Saturday, July 30, 2011

Out of the mainstream

In 1974, a Gallup poll asked:  

In which of these nations would you prefer to live: in a
nation where all business is owned and operated by the
government and everyone has about the same amount of money,
or in a nation where some people are rich and some are
poor depending upon their effort, training, or luck?

About 12% chose the first nation, 80% chose the second and 7% weren't sure.  The question basically offered a choice between the Soviet economic system (or a more egalitarian version) and Western capitalism, and when you look at it that way, 12% is surprisingly high.  What sort of people chose the first nation?  Some plausible hypotheses:

1.  Disadvantaged people--they weren't getting much out of existing system, so why not try something else?
2.  Less educated people--education might make people more aware of and more concerned with what other people thought, and therefore less likely to take positions out of the mainstream.
3.  More educated people--education might make people more likely to question established views.  Plus there are arguments that intellectuals are attracted to socialism.
4.  Younger people--it was the time of the "generation gap," when young people seemed to be alienated from American institutions.

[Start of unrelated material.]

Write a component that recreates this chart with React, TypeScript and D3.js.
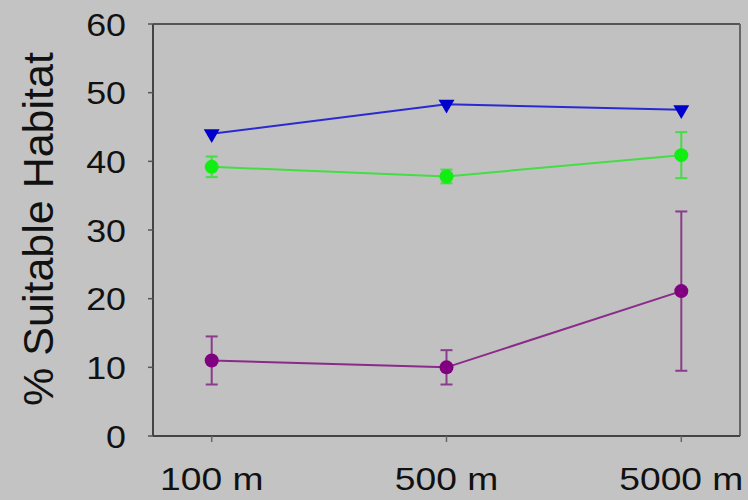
import React from "react";
import * as d3 from "d3";

const categories = ["100 m", "500 m", "5000 m"];
const yTicks = [0, 10, 20, 30, 40, 50, 60];
const yTitle = "% Suitable Habitat";

const blueValues = [44.0, 48.3, 47.5];
const greenValues = [39.2, 37.8, 40.9];
const greenErrors = [1.5, 1.0, 3.35];
const purpleValues = [11.0, 10.0, 21.1];
const purpleErrors = [3.5, 2.5, 11.6];

const W = 748;
const H = 500;
const left = 153, right = 740, top = 24, bottom = 436;

export default function App() {
  const x = d3.scalePoint<string>().domain(categories).range([left, right]).padding(0.25);
  const y = d3.scaleLinear().domain([0, 60]).range([bottom, top]);
  const line = d3
    .line<number>()
    .x((_, i) => x(categories[i]) as number)
    .y((d) => y(d));

  const tri = d3.symbol().type(d3.symbolTriangle).size(110)();

  const errBars = (vals: number[], errs: number[], color: string) =>
    vals.map((v, i) => {
      const cx = x(categories[i]) as number;
      const y1 = y(v + errs[i]);
      const y2 = y(v - errs[i]);
      return (
        <g key={i} stroke={color} strokeWidth={2}>
          <line x1={cx} x2={cx} y1={y1} y2={y2} />
          <line x1={cx - 6} x2={cx + 6} y1={y1} y2={y1} />
          <line x1={cx - 6} x2={cx + 6} y1={y2} y2={y2} />
        </g>
      );
    });

  return (
    <svg
      width={W}
      height={H}
      style={{ position: "fixed", left: 0, top: 0, background: "#c2c2c2" }}
      fontFamily="'Liberation Sans', Arial, sans-serif"
    >
      <rect x={0} y={0} width={W} height={H} fill="#c3c3c3" />
      <rect x={left} y={top} width={right - left} height={bottom - top} fill="#c1c1c1" />
      {/* frame */}
      <line x1={left} x2={right} y1={top} y2={top} stroke="#555" strokeWidth={2} />
      <line x1={right} x2={right} y1={top} y2={bottom} stroke="#666" strokeWidth={2} />
      <line x1={left} x2={left} y1={top} y2={bottom} stroke="#444" strokeWidth={2} />
      <line x1={left} x2={right} y1={bottom} y2={bottom} stroke="#444" strokeWidth={2} />

      {/* y ticks */}
      {yTicks.map((t) => (
        <g key={t}>
          <line x1={left - 5} x2={left} y1={y(t)} y2={y(t)} stroke="#555" strokeWidth={1.5} />
          <text
            transform={`translate(126,${y(t)}) scale(1.12,1)`}
            textAnchor="end"
            dy="0.36em"
            fontSize={32}
            fill="#111"
          >
            {t}
          </text>
        </g>
      ))}

      {/* x ticks */}
      {categories.map((c) => (
        <g key={c}>
          <line x1={x(c)} x2={x(c)} y1={bottom} y2={bottom + 6} stroke="#666" strokeWidth={1.5} />
          <text
            transform={`translate(${x(c)},490) scale(1.2,1)`}
            textAnchor="middle"
            fontSize={31}
            fill="#111"
          >
            {c}
          </text>
        </g>
      ))}

      {/* y title */}
      <text
        transform="translate(53,229) rotate(-90)"
        textAnchor="middle"
        fontSize={43}
        fill="#111"
      >
        {yTitle}
      </text>

      {/* error bars */}
      {errBars(purpleValues, purpleErrors, "#8a3c8a")}
      {errBars(greenValues, greenErrors, "#44dd44")}

      {/* lines */}
      <path d={line(blueValues) ?? ""} fill="none" stroke="#2a2ad0" strokeWidth={2} />
      <path d={line(greenValues) ?? ""} fill="none" stroke="#44dd44" strokeWidth={2} />
      <path d={line(purpleValues) ?? ""} fill="none" stroke="#8a2a8a" strokeWidth={2} />

      {/* markers */}
      {blueValues.map((v, i) => (
        <path
          key={i}
          d={tri ?? ""}
          transform={`translate(${x(categories[i])},${y(v)}) rotate(180)`}
          fill="#0000cc"
        />
      ))}
      {greenValues.map((v, i) => (
        <circle key={i} cx={x(categories[i])} cy={y(v)} r={7} fill="#11ee11" />
      ))}
      {purpleValues.map((v, i) => (
        <circle key={i} cx={x(categories[i])} cy={y(v)} r={7} fill="#800080" />
      ))}
    </svg>
  );
}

The two factors that turned out to make a difference were race and income:  blacks and people with low incomes were more likely to choose the egalitarian socialist nation.  Education, gender, and age made little or no difference.  Among poor blacks, about half chose nation 1; among affluent blacks, about a quarter did.  About 20% of poor whites and only 7% of affluent whites chose nation 1.  So the first hypothesis is a clear winner.